We are counting down to Christmas, and as it has been a while since the last missive, I thought the winter solstice was worthy of celebrating. We are now on the turn to more brightness in the day than not.

Harriet Porter Lengthening Day Oil on Canvas 63 x 63 cm.

However, as Wendell Berry sagely reminds us:

To go in the dark with a light is to know the light.
To know the dark, go dark. Go without sight,
and find that the dark, too, blooms and sings,
and is travelled by dark feet and dark wings.
To know the dark by Wendell Berry

Beth Carter Theseus with Candle Bronze Ed. of 10 45 x 23 x 21 cm.

Bath at night is magical, the Abbey lit up in the mist and cold air.
Christmas brings to mind churches lit up by candle-light.

I was like sculpture,
forgetting or, perhaps, remembering
everything. Red wings in the snow,
red thoughts ablaze in the war
I was having with myself again.
Everything I hate about the world
I hate about myself, even now
writing as if this were a law
of nature. Say there were deer
fleet in the snow, walking out
the cold, and more gingkoes
bare in the beggar’s grove. Say
I was not the only one who saw
or heard the trees, their diffidence
greater than my noise. Perhaps
the future is a tiny flame
I’ll nick from a candle. First, I’m burning.
Then, numb. Why must every winter
grow colder, and more sure?

From The World by Jennifer Chang

Atsuko Fujii Tomoshibi in White Egg Tempera on Board 36 x 30 cm.
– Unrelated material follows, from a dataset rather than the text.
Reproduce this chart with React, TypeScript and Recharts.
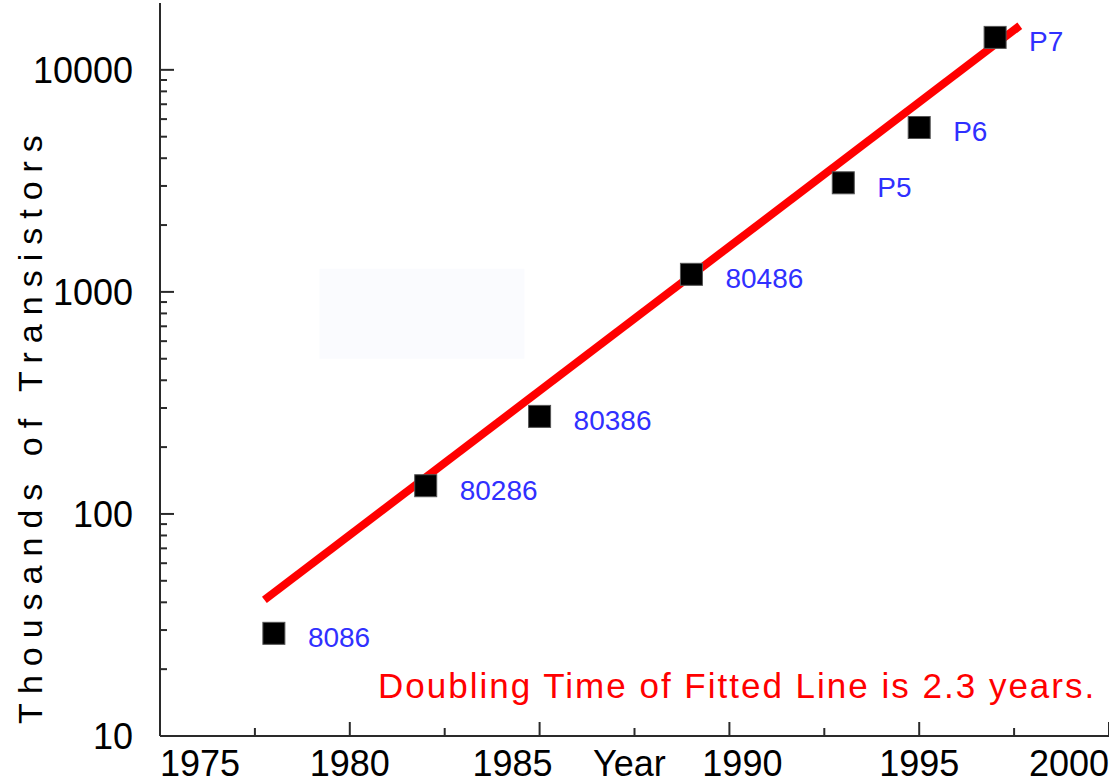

On clear winter nights, with their stippled stars I think of Mary Oliver’s poem Starlings in Winter.

Quiet, awestruck by nature:

Chunky and noisy,
but with stars in their black feathers,
they spring from the telephone wire
and instantly
they are acrobats
in the freezing wind.
And now, in the theatre of air,
they swing over buildings,
dipping and rising;
they float like one stippled star
that opens,
becomes for a moment fragmented,
then closes again;
and you watch
and you try
but you simply can’t imagine
how they do it
with no articulated instruction, no pause,
only the silent confirmation
that they are this notable thing,
this wheel of many parts, that can rise and spin
over and over again,
full of gorgeous life.
Ah, world, what lessons you prepare for us,
even in the leafless winter,
even in the ashy city.
I am thinking now
of grief, and of getting past it;
I feel my boots
trying to leave the ground,
I feel my heart
pumping hard. I want
to think again of dangerous and noble things.
I want to be light and frolicsome.
I want to be improbable beautiful and afraid of nothing,
as though I had wings.

Atsuko Fujii Sagi Egg Tempera on Board 30 x 24 cm.

And finally……


Andrew Crocker All is not Everything Oil on Board 78 x 61 cm.

Yes, the newspapers were right: snow was general all over Ireland. It was falling on every part of the dark central plain, on the treeless hills, falling softly upon the Bog of Allen and, farther westward, softly falling into the dark mutinous Shannon waves. It was falling, too, upon every part of the lonely churchyard on the hill where Michael Furey lay buried. It lay drifted on the crooked crosses and headstones, on the spears of the little gate, on the barren thorns. His soul swooned slowly as he heard the snow falling faintly through the universe and faintly falling, like the descent of their last end, upon all the living and the dead.

-from James Joyce The Dead

We hope to be going to London Art Fair in mid January, where we will have new work by Andrew Crocker, Nathan Ford, Helen Simmonds, Anna Gillespie, Akiko Hirai, plus some selected pieces by Paul Mount.
In late February we will have the latest collection from Adam Buick and paintings by Stewart Edmondson. New Sculptures by Anna Gillespie will be on show later in spring, plus paintings by Harriet Porter.
We have a lot to look forward to !!

Thank you for reading, for getting in contact, for visiting and supporting the gallery during 2021. I am very grateful for all of it.